**Exercise directions:** Show all lines of the listing that hold the word "this".

**Stored rows:**

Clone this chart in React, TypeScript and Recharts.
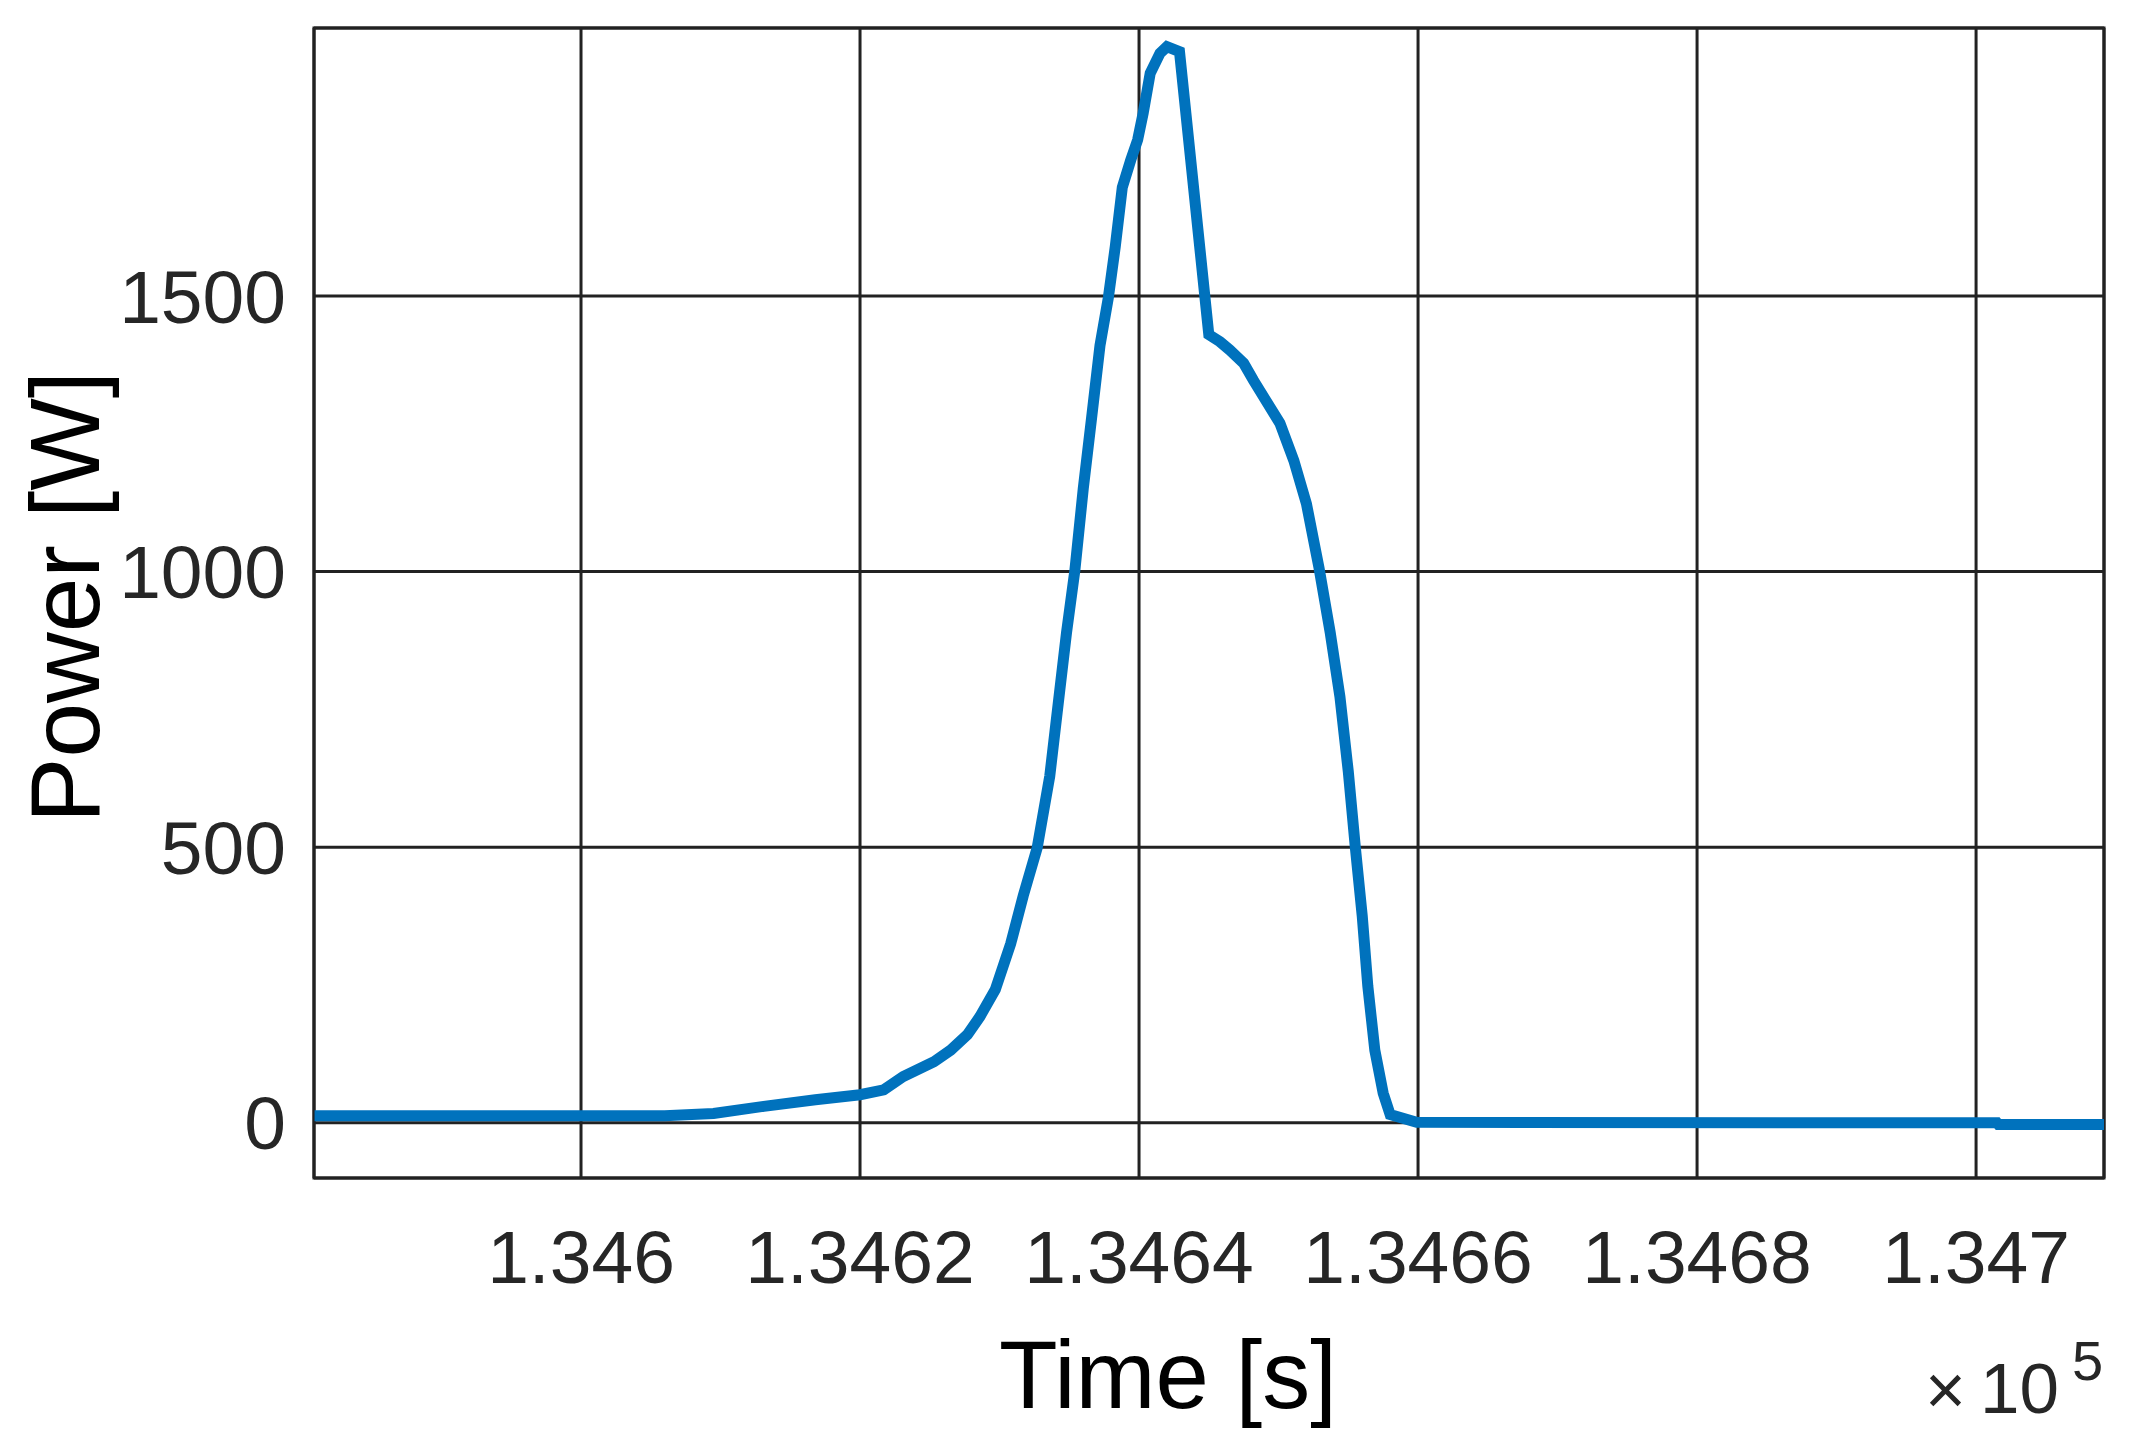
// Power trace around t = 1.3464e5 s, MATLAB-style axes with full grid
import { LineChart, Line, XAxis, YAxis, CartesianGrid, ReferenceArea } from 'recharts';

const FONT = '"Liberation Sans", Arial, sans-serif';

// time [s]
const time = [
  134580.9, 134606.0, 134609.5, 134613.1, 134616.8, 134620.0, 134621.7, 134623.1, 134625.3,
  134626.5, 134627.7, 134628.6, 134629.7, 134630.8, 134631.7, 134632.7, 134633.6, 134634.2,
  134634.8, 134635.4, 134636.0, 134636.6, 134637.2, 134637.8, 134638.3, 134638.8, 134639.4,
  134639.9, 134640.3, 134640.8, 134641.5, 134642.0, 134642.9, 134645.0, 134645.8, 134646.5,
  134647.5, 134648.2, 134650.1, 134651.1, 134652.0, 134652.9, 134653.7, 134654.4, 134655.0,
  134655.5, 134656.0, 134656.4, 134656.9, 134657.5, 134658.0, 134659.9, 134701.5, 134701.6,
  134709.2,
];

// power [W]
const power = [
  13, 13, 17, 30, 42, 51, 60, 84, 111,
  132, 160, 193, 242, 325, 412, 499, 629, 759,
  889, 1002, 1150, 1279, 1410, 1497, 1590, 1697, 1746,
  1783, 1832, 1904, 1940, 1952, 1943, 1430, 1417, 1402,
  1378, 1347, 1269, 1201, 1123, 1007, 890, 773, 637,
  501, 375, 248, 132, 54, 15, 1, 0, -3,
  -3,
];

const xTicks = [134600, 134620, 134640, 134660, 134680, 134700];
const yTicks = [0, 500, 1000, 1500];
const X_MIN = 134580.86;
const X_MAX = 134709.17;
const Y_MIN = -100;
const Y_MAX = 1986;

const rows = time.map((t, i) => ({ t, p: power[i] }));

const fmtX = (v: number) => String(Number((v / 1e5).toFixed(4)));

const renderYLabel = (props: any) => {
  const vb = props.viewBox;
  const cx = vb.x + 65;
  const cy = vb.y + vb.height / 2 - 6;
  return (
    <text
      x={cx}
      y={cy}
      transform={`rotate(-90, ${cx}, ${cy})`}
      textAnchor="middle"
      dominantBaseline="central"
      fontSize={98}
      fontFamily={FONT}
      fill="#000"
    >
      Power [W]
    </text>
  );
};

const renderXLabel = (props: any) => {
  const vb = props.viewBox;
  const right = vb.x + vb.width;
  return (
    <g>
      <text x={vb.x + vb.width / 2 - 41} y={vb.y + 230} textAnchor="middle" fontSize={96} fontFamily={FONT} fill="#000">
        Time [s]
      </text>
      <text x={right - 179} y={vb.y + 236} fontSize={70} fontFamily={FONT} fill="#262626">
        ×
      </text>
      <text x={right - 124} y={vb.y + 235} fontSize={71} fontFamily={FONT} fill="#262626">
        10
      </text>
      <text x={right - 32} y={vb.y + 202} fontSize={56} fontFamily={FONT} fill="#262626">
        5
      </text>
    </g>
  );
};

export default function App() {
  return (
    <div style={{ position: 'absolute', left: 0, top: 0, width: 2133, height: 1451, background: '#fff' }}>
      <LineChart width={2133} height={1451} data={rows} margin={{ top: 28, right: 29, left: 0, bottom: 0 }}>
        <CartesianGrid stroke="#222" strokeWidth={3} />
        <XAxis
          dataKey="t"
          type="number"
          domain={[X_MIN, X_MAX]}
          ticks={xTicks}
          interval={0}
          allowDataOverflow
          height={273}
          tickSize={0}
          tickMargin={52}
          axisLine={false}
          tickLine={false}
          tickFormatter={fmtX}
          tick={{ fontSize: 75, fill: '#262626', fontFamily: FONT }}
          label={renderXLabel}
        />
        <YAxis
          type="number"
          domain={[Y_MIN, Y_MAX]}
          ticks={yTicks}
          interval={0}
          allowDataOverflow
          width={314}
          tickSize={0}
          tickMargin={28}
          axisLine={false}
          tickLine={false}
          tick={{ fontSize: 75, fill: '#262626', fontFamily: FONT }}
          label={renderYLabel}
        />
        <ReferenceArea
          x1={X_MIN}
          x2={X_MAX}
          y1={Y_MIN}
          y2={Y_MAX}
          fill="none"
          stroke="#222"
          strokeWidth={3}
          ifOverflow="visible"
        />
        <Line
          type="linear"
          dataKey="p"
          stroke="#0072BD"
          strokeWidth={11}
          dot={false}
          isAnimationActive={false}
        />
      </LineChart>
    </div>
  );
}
---
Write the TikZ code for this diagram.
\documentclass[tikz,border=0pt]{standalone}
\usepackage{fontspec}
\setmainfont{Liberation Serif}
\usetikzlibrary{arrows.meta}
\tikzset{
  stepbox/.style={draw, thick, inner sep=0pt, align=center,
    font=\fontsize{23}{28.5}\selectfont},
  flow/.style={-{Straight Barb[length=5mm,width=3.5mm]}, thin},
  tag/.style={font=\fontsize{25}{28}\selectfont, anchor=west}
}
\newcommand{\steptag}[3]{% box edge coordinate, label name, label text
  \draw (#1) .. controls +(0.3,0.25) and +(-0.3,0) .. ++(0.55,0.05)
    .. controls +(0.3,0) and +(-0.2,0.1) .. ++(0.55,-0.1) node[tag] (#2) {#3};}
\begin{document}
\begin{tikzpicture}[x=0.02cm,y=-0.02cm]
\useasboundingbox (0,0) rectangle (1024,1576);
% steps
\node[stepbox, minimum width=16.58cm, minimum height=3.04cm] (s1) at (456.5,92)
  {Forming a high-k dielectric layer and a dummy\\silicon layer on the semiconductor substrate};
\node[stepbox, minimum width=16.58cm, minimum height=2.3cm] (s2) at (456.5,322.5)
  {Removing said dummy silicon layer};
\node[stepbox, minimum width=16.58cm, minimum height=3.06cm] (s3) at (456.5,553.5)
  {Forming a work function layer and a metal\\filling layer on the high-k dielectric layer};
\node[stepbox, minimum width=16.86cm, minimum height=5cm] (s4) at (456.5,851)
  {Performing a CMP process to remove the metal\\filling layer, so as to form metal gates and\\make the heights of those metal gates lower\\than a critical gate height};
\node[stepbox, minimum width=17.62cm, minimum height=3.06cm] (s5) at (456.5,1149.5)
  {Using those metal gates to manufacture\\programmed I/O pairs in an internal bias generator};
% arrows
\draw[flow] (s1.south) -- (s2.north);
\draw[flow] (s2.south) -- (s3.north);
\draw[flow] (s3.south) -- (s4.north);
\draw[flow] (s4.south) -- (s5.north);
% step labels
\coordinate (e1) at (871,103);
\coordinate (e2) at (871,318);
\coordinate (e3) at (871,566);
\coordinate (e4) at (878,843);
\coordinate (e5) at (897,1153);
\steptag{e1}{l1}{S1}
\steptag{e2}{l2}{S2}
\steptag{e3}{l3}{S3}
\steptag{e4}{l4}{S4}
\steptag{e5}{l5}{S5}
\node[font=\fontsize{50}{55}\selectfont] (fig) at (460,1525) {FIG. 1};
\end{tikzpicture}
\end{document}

**Full response:**
Clone this chart in React, TypeScript and Recharts.
Write the TikZ code for this diagram.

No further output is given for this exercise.